Making a difference to patient care is the most rewarding part of Rob’s role: “Every patient undergoes some form of test and these are sent to pathology, where dedicated and skilled staff analyse the tests and interpret the results to help doctors to then manage the illness. Pathology underpins all healthcare; every patient gets tested and every patient matters. Without pathology there would be no healthcare.”

One third of hospital patients receive antibiotics and part of Rob’s role is to ensure that they are treated with the right antibiotic at the right time. This is vitally important to ensure that they get better and from a broader population perspective, antibiotics must be used in the right way to prevent antibiotic resistance. “All drugs have side effects and antibiotics are no different. Inappropriate use of antibiotics can cause side effects directly to the patient, but they can also affect the wider population.  Increasing antibiotic resistance means that we have fewer antibiotics available to us to treat even straightforward infections.”
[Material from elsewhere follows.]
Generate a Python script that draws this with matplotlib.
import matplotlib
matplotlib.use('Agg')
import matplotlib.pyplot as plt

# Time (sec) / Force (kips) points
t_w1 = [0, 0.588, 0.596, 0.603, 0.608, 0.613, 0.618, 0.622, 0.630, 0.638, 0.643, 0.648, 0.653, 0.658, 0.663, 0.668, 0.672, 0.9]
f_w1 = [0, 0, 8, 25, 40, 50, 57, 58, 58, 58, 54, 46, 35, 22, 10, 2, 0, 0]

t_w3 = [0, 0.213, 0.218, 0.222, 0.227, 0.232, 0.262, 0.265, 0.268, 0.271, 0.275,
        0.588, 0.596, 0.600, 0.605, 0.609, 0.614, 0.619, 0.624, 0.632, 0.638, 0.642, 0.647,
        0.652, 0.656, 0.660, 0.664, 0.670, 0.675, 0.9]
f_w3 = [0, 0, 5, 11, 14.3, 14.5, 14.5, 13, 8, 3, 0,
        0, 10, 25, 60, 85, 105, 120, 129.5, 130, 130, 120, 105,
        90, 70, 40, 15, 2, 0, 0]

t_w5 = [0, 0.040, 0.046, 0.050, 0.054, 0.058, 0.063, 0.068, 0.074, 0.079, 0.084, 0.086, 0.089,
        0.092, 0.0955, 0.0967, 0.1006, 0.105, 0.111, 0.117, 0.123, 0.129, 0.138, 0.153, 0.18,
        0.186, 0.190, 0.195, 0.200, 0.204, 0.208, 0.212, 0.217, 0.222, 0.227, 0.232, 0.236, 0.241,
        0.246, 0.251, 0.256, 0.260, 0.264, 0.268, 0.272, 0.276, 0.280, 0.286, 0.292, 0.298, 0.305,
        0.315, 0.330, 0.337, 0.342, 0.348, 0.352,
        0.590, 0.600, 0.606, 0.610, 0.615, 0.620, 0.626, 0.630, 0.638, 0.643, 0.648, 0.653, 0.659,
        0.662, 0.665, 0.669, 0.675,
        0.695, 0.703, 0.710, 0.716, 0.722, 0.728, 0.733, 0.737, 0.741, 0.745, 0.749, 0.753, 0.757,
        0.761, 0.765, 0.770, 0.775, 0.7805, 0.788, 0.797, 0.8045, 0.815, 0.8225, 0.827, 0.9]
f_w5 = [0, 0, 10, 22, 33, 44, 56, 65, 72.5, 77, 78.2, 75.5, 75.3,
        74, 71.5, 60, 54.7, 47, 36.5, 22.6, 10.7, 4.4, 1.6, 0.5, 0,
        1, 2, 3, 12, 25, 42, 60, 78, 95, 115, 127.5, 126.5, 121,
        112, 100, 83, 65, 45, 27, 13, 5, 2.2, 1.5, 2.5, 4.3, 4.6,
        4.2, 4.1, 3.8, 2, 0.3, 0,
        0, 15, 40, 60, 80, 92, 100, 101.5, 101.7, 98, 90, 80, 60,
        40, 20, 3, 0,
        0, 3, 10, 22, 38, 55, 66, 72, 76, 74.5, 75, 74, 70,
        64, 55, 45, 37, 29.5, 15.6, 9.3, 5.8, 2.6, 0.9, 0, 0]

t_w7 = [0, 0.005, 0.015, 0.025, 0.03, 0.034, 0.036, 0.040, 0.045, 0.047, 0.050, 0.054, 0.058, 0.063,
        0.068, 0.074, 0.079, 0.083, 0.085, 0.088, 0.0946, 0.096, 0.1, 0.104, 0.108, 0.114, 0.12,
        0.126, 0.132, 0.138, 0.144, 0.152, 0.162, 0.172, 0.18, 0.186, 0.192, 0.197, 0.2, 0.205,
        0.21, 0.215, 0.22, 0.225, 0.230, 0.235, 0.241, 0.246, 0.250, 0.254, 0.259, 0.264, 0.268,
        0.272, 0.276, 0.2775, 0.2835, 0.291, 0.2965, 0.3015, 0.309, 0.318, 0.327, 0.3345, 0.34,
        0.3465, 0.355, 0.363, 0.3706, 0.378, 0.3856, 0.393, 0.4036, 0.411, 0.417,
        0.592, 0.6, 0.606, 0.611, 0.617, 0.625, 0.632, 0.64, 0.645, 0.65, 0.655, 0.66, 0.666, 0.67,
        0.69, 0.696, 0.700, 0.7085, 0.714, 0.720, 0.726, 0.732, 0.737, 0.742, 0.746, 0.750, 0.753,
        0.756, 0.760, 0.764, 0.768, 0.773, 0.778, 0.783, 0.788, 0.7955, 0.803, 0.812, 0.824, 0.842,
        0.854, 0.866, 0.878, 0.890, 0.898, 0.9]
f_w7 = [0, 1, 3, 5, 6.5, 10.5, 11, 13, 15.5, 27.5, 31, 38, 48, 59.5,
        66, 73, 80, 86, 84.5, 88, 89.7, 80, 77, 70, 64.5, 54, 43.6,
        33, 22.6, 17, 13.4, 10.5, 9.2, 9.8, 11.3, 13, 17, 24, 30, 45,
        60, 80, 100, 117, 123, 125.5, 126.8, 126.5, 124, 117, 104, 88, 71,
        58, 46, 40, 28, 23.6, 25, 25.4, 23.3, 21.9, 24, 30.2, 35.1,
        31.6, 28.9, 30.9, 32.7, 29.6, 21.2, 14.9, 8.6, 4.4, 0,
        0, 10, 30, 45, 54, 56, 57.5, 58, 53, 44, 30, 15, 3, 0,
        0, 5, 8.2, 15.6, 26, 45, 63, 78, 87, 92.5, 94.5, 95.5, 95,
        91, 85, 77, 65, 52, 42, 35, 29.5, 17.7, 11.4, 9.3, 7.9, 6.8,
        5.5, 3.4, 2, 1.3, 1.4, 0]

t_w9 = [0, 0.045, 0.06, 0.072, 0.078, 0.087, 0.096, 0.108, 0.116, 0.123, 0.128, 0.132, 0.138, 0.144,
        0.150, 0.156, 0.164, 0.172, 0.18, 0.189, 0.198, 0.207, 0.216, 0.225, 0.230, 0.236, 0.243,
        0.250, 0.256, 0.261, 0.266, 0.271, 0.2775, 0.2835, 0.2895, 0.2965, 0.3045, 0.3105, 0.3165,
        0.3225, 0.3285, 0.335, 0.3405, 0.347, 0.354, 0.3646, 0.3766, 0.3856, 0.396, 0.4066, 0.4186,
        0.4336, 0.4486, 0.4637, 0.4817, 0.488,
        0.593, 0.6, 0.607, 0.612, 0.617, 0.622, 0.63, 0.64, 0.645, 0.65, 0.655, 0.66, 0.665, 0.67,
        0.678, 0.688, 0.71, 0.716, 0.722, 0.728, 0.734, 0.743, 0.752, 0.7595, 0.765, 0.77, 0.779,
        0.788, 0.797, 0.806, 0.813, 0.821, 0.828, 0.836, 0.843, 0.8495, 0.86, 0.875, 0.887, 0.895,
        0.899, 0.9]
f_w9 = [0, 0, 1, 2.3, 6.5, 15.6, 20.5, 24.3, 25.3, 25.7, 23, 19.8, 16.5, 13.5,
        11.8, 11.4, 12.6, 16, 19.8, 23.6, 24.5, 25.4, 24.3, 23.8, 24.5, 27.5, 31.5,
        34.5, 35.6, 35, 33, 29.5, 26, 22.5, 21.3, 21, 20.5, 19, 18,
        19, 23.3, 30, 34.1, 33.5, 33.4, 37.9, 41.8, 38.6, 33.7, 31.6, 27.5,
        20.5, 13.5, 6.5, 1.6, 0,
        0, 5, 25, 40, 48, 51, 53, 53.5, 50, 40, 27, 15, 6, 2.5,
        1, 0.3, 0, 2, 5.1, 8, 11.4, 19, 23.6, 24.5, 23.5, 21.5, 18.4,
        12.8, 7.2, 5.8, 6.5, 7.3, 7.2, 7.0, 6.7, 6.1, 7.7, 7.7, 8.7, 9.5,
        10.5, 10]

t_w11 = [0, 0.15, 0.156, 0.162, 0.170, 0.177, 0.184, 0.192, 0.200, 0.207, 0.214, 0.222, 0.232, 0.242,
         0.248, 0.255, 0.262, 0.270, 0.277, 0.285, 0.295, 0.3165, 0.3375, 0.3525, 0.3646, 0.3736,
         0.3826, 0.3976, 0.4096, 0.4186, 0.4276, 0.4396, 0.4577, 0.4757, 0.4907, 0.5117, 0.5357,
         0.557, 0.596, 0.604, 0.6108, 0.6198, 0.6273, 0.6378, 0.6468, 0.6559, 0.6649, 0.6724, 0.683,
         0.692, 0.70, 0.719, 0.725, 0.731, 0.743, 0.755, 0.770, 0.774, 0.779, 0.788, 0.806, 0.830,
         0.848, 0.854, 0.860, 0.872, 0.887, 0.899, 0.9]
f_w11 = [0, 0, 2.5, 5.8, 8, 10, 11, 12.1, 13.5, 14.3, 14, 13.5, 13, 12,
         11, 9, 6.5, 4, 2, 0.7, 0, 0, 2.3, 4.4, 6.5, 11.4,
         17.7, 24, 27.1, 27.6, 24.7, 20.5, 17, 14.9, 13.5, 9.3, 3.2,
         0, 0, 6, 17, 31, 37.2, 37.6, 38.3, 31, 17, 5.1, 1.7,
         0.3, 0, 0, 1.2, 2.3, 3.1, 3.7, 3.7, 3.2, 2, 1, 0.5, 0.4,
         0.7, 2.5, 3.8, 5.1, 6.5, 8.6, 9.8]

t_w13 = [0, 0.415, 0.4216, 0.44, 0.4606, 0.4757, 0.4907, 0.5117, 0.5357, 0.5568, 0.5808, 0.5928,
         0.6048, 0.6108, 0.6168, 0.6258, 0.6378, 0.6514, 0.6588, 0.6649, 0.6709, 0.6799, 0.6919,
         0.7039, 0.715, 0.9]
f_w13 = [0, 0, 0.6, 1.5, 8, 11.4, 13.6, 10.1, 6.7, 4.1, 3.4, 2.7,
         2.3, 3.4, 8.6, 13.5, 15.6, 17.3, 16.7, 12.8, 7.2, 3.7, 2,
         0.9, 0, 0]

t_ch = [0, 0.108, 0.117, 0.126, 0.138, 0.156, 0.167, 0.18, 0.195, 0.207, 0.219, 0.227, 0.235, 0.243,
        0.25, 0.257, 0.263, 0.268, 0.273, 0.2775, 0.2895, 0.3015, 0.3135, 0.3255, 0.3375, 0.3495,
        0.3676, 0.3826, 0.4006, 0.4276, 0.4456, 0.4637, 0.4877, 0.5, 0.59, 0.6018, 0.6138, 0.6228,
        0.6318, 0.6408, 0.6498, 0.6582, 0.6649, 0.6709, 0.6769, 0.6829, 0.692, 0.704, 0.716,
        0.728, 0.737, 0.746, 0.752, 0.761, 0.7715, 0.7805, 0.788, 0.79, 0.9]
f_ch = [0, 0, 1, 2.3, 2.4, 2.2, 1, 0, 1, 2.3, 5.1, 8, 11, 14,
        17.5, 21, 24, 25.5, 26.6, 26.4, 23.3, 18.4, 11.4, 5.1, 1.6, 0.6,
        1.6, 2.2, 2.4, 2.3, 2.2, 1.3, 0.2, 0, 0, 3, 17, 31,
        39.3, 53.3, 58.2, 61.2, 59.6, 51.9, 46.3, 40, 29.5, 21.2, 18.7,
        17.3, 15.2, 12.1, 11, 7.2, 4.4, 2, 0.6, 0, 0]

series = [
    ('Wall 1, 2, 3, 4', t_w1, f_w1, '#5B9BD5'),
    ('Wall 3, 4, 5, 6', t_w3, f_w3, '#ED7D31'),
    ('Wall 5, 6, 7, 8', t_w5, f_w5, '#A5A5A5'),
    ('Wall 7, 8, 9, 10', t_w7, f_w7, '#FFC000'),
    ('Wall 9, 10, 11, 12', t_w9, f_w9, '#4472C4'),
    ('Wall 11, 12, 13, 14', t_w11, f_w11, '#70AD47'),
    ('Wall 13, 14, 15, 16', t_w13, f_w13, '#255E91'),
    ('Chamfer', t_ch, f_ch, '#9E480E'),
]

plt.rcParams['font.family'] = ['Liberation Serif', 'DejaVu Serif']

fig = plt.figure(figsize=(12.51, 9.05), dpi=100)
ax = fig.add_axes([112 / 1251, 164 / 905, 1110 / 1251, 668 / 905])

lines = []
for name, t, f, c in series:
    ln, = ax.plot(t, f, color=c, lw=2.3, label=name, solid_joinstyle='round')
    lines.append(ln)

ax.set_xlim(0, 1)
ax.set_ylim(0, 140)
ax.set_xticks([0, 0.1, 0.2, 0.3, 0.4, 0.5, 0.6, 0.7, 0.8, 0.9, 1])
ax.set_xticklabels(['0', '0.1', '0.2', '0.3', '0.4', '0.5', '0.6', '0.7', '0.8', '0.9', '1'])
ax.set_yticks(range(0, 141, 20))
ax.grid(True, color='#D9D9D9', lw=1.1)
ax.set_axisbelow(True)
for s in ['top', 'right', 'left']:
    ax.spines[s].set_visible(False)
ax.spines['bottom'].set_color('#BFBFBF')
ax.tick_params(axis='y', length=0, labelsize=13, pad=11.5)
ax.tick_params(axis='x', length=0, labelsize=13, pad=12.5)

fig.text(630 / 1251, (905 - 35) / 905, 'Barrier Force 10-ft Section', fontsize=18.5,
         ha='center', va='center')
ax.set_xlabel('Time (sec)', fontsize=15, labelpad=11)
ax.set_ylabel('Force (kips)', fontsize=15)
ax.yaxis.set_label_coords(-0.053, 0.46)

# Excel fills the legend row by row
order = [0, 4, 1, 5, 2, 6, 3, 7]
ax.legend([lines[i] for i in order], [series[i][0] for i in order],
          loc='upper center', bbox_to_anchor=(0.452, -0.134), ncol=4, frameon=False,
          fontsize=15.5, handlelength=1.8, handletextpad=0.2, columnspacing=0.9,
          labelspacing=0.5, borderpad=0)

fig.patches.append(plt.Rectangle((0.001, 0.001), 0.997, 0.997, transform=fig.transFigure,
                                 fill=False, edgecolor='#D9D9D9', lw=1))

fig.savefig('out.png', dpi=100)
Growing future talent is another passion for Rob who also has a role in the Association of Clinical Biochemistry and Laboratory Medicine, contributing to training and national schemes. The Covid pandemic has highlighted the value of pathology and the need for highly skilled scientists. It is essential that there is a pipeline of talented people who are trained and able to respond in the event of a pandemic.   

Rob Shorten.jpg

Dawn Dixon - Being a Biomedical Scientist in a Global Pandemic 

My name is Dawn and I am Head Biomedical Scientist in Microbiology at Lancashire Teaching Hospitals. 2020 will quite possibly be the strangest year in memory; the year that I got to see a global pandemic play out right in front of me. I don’t directly see the patients and I exist in a bubble of specimen numbers and results, but I have an important role to play. I am also part of an amazing team that I am genuinely so proud of.

When COVID really hit in March 2020 the impact was dramatic and disrupted everybody’s lives, and no more so than in the laboratory asked to head up the initial COVID response for the region.

Within a matter of a few weeks we had a workable assay and, more extraordinary, a fully-fledged 24/7 workforce. When the staff were asked what they could do to help they pulled out all the stops, volunteering to do long shifts, night shifts, extra shifts – anything to get the new service off the ground and ensure the non-COVID samples that still needed processing were dealt with correctly.

The temptation was to put all the focus on COVID but Microbiology isn’t really something that can be put to one side until you have time for it – yes I know we take days to get a result because the bugs grow slow - but samples have to be processed as soon as possible to avoid deterioration and the Micro staff ensured the routine tests were done with the same care and quality as always. 

The Covidians – staff on the COVID rota – were equally fantastic, training, developing methods and trouble-shooting the new instruments and assays. We even had some help from our friends – staff from other departments in Pathology and from other Micro departments came in to lend a welcome hand. And an amazing group of healthcare assistants were brought in to label and prepare samples without whom we would have really struggled.

The atmosphere in the COVID lab has always been really upbeat – we built a service in a time scale we never would have thought possible and wouldn’t have attempted under normal circumstances and have recruited some excellent new staff! Together we have overcome issues and learned from what we could have done differently.  But we made it this far and we are proud of what we’ve achieved.